Brick: Why are booksellers necessary?
Vincent: Poet and academic Fred Moten was recently in town to discuss the relationships between radicalism and the arts. He was asked if art could ever really change the world. His response was that he knew for sure that without art, without music, without writing and poetry, you would never change anything.
People like to be in a physical space with writing, thought, and ideas. There are many ways of distributing these things, but this model still seems to be a useful one.
Brick: What’s your favourite thing in the store?
Vincent: I’m just amazed that it exists at all. What pleases me is how many books we have that if you found just one of them in one of the big bookshop chains, it would make your day.
Brick: We’re delighted that Aye-Aye has started selling Brick. What do you think of the magazine?

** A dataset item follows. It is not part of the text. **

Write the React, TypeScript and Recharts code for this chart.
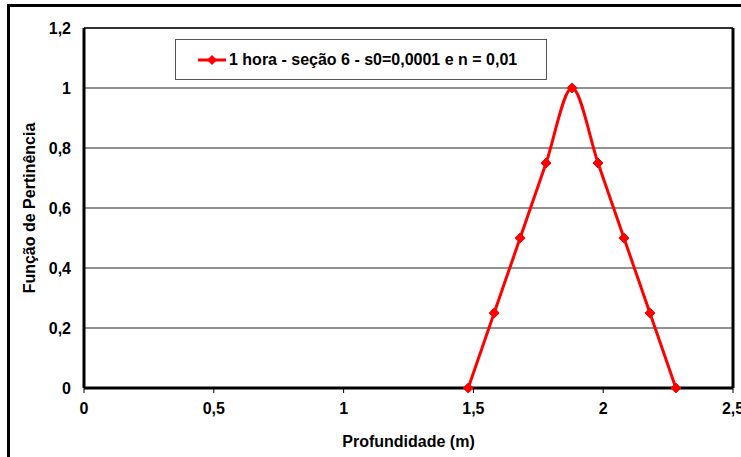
import React from 'react'
import {
  LineChart,
  Line,
  XAxis,
  YAxis,
  CartesianGrid,
  ReferenceLine,
} from 'recharts'

const depths = [1.48, 1.58, 1.68, 1.78, 1.88, 1.98, 2.08, 2.18, 2.28]
const membership = [0, 0.25, 0.5, 0.75, 1, 0.75, 0.5, 0.25, 0]
const xTicks = [0, 0.5, 1, 1.5, 2, 2.5]
const yTicks = [0, 0.2, 0.4, 0.6, 0.8, 1, 1.2]
const seriesName = '1 hora - seção 6 - s0=0,0001 e n = 0,01'

const data = depths.map((d, i) => ({ depth: d, value: membership[i] }))

const font = 'Arial, "Liberation Sans", sans-serif'
const RED = '#ff0000'
const FS = 16

const fmt = (v: number) => String(v).replace('.', ',')

const Diamond = (props: any) => {
  const { cx, cy } = props
  if (cx == null || cy == null) return null
  const r = 5
  return (
    <polygon
      points={`${cx},${cy - r} ${cx + r},${cy} ${cx},${cy + r} ${cx - r},${cy}`}
      fill={RED}
      stroke={RED}
      strokeWidth={1}
    />
  )
}

const LegendBox = () => (
  <div
    style={{
      position: 'absolute',
      left: 175,
      top: 39,
      border: '1.5px solid #555',
      width: 372,
      height: 41,
      boxSizing: 'border-box',
      display: 'flex',
      alignItems: 'center',
      paddingLeft: 22,
      fontFamily: font,
      fontWeight: 'bold',
      fontSize: FS,
      color: '#000',
      background: '#fff',
    }}
  >
    <svg width={28} height={12} style={{ marginRight: 3 }}>
      <line x1={0} y1={6} x2={28} y2={6} stroke={RED} strokeWidth={3} />
      <polygon points="14,1 19,6 14,11 9,6" fill={RED} />
    </svg>
    <span>{seriesName}</span>
  </div>
)

export default function App() {
  return (
    <div
      style={{
        position: 'absolute',
        left: 0,
        top: 0,
        width: 741,
        height: 457,
        overflow: 'hidden',
        background: '#fff',
      }}
    >
      <div
        style={{
          position: 'absolute',
          left: 7,
          top: 4,
          width: 800,
          height: 500,
          border: '3px solid #000',
        }}
      />
      <div style={{ position: 'absolute', left: 0, top: 0 }}>
        <LineChart
          width={741}
          height={457}
          data={data}
          margin={{ top: 28, right: 8, left: 0, bottom: 39 }}
        >
          <CartesianGrid horizontal vertical={false} stroke="#222" strokeWidth={1} />
          <XAxis
            dataKey="depth"
            type="number"
            domain={[0, 2.5]}
            ticks={xTicks}
            tickFormatter={fmt}
            height={30}
            axisLine={{ stroke: '#000', strokeWidth: 3 }}
            tickLine={{ stroke: '#000', strokeWidth: 1 }}
            tickSize={5}
            tickMargin={10}
            tick={{ fill: '#000', fontFamily: font, fontWeight: 'bold', fontSize: FS }}
            interval={0}
            allowDataOverflow
            label={{
              value: 'Profundidade (m)',
              position: 'insideBottom',
              offset: -29,
              fill: '#000',
              fontFamily: font,
              fontWeight: 'bold',
              fontSize: FS,
            }}
          />
          <YAxis
            type="number"
            domain={[0, 1.2]}
            ticks={yTicks}
            tickFormatter={fmt}
            width={84}
            axisLine={{ stroke: '#000', strokeWidth: 3 }}
            tickLine={false}
            tickSize={6}
            tickMargin={7}
            tick={{ fill: '#000', fontFamily: font, fontWeight: 'bold', fontSize: FS }}
            interval={0}
            label={{
              value: 'Função de Pertinência',
              angle: -90,
              position: 'insideLeft',
              offset: 29,
              style: { textAnchor: 'middle' },
              fill: '#000',
              fontFamily: font,
              fontWeight: 'bold',
              fontSize: FS,
            }}
          />
          <ReferenceLine y={1.2} stroke="#333" strokeWidth={2} />
          <ReferenceLine x={2.5} stroke="#000" strokeWidth={3} />
          <Line
            type="monotone"
            dataKey="value"
            name={seriesName}
            stroke={RED}
            strokeWidth={3}
            dot={<Diamond />}
            activeDot={false}
            isAnimationActive={false}
          />
        </LineChart>
      </div>
      <LegendBox />
    </div>
  )
}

Vincent: I like the paper stock, the way it falls open easily with the weight and pliability. You could read part of it in a book or magazine shop and return it to the shelf uncreased. You might imagine in my position I wouldn’t approve of this quality, but this in-store reading’s going to happen anyway, so it’s better that the semi-pawed magazines remain in saleable condition. It also means that I can have a sneaky read myself.
I like the strapline, A Literary Journal, which requires no further explanation or justification but creates a frame in which to continually define and redefine what a literary journal is or might be.
I particularly like that one of your readers photographed a copy in our shop and sent it to you.